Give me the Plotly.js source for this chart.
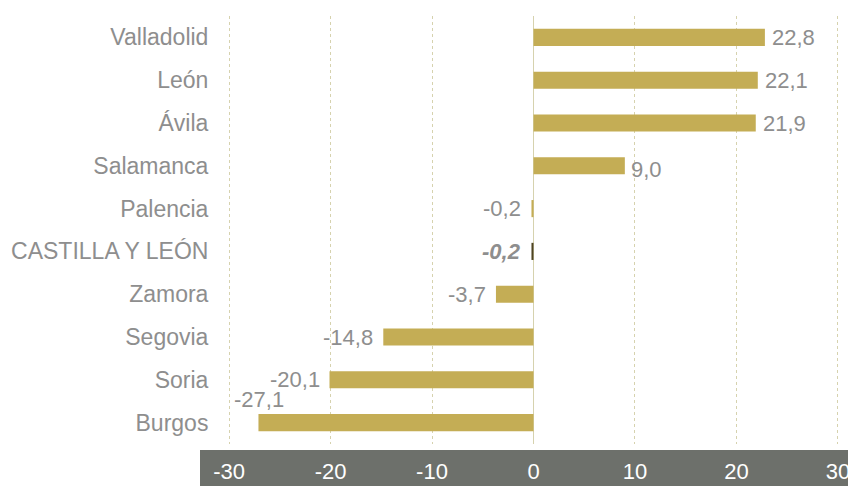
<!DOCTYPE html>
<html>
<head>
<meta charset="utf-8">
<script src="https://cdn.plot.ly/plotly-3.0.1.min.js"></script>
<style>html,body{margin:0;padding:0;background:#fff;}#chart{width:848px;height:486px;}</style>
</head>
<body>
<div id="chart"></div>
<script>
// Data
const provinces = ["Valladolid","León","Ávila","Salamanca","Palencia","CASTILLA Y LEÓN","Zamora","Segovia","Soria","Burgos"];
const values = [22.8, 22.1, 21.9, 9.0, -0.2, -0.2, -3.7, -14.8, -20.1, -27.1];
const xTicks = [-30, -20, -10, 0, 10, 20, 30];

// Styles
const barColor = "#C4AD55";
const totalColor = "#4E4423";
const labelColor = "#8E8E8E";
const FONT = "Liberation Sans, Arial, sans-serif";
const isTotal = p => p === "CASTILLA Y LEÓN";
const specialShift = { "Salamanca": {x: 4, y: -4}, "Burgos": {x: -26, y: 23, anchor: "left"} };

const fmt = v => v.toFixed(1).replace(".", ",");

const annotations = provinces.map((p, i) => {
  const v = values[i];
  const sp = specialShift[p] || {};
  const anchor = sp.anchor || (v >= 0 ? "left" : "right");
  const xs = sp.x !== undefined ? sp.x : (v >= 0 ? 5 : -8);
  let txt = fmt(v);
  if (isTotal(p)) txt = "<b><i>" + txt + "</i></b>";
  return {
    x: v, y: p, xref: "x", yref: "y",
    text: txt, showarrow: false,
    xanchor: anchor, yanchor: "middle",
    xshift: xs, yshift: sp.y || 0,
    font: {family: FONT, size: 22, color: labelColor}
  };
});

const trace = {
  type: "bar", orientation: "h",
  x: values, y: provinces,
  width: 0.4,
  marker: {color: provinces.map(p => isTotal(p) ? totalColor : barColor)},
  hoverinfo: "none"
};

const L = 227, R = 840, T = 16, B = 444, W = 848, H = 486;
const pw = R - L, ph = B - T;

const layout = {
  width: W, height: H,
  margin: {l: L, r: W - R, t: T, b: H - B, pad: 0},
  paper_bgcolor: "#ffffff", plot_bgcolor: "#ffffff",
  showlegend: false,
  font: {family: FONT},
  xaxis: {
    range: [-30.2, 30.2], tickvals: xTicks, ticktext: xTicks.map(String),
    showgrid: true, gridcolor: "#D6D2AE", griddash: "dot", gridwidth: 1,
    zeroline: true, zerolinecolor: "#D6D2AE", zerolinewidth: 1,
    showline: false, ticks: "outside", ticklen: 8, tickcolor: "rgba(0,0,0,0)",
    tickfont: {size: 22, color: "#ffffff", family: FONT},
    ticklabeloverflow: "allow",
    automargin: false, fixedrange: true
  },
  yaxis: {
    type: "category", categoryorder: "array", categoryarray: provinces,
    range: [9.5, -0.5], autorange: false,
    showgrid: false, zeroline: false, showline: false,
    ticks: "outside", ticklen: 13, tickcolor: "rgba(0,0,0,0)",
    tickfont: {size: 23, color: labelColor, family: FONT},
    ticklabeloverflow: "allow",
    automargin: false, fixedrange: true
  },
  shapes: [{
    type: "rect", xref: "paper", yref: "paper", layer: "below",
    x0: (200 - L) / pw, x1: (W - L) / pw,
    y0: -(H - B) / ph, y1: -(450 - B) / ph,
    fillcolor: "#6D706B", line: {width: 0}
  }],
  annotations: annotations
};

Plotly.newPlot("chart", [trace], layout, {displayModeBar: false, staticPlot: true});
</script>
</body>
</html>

⁂

[WHAT IS NEEDED]: Pick out the lines containing the string "chart" and show them.

[ANSWER FOR THE TASK]:
Give me the Plotly.js source for this chart.
<style>html,body{margin:0;padding:0;background:#fff;}#chart{width:848px;height:486px;}</style>
<div id="chart"></div>
Plotly.newPlot("chart", [trace], layout, {displayModeBar: false, staticPlot: true});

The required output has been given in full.